** BEGIN **

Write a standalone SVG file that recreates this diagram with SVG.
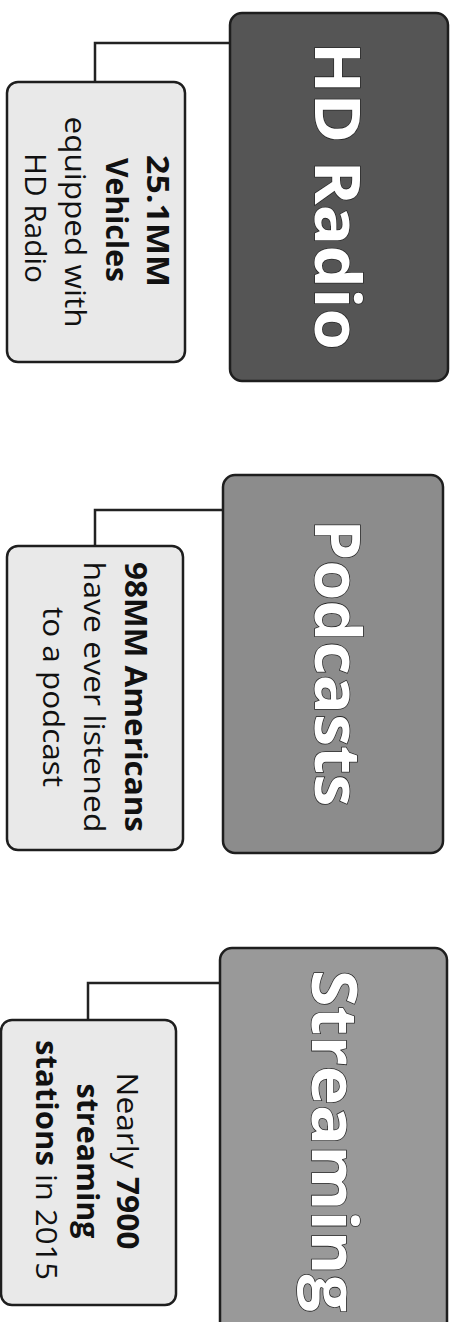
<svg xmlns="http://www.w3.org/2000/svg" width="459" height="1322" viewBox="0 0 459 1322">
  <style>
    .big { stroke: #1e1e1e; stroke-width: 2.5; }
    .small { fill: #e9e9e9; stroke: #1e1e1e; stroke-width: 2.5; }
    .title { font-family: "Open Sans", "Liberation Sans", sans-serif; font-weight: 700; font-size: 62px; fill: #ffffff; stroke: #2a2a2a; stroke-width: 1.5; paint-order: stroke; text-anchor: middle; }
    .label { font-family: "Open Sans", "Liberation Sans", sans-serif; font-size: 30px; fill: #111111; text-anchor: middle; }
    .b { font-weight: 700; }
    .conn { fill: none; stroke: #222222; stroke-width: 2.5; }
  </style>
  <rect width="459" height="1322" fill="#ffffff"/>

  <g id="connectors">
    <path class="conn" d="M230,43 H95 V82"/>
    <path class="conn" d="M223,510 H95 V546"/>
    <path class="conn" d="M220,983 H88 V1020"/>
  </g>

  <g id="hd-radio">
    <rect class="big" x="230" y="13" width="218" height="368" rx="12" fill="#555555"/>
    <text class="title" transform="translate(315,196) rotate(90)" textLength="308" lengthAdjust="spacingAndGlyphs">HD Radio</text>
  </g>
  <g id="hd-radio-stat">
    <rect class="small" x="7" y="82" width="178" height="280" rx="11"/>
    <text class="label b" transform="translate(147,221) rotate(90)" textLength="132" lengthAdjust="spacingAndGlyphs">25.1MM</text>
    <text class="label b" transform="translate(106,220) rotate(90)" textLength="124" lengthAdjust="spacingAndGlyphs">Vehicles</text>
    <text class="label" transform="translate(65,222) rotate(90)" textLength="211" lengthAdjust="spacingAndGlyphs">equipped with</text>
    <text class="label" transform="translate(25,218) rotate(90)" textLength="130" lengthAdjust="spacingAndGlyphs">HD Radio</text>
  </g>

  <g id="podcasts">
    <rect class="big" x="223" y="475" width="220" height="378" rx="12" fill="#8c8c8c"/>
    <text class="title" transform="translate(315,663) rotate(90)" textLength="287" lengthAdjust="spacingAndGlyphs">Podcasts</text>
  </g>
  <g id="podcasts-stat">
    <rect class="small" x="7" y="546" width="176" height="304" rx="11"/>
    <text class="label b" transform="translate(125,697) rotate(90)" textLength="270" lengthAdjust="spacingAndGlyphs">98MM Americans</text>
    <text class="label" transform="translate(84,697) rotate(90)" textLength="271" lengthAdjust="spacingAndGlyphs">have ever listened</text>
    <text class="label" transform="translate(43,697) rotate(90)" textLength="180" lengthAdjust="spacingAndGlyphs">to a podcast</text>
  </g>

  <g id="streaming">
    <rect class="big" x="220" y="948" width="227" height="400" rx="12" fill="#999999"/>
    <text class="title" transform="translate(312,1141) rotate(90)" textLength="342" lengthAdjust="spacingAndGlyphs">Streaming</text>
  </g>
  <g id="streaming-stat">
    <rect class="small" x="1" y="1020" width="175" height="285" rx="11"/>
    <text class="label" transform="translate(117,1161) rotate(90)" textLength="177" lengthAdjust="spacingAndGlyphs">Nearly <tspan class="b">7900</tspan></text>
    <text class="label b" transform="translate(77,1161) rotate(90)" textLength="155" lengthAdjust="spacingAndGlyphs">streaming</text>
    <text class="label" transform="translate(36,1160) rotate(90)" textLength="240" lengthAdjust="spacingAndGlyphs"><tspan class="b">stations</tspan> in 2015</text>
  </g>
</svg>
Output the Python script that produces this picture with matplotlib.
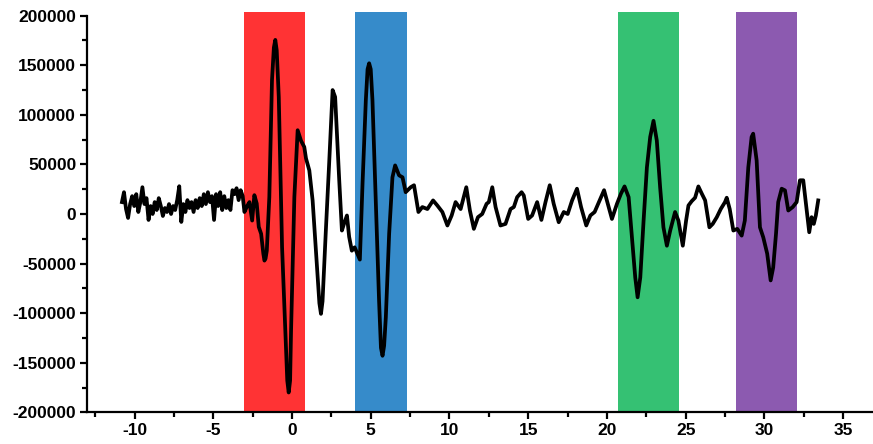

** END **

* [Required work]: From the records above, work out how many lines contain the string "with". Give only the number.

* [Correct answer]: 3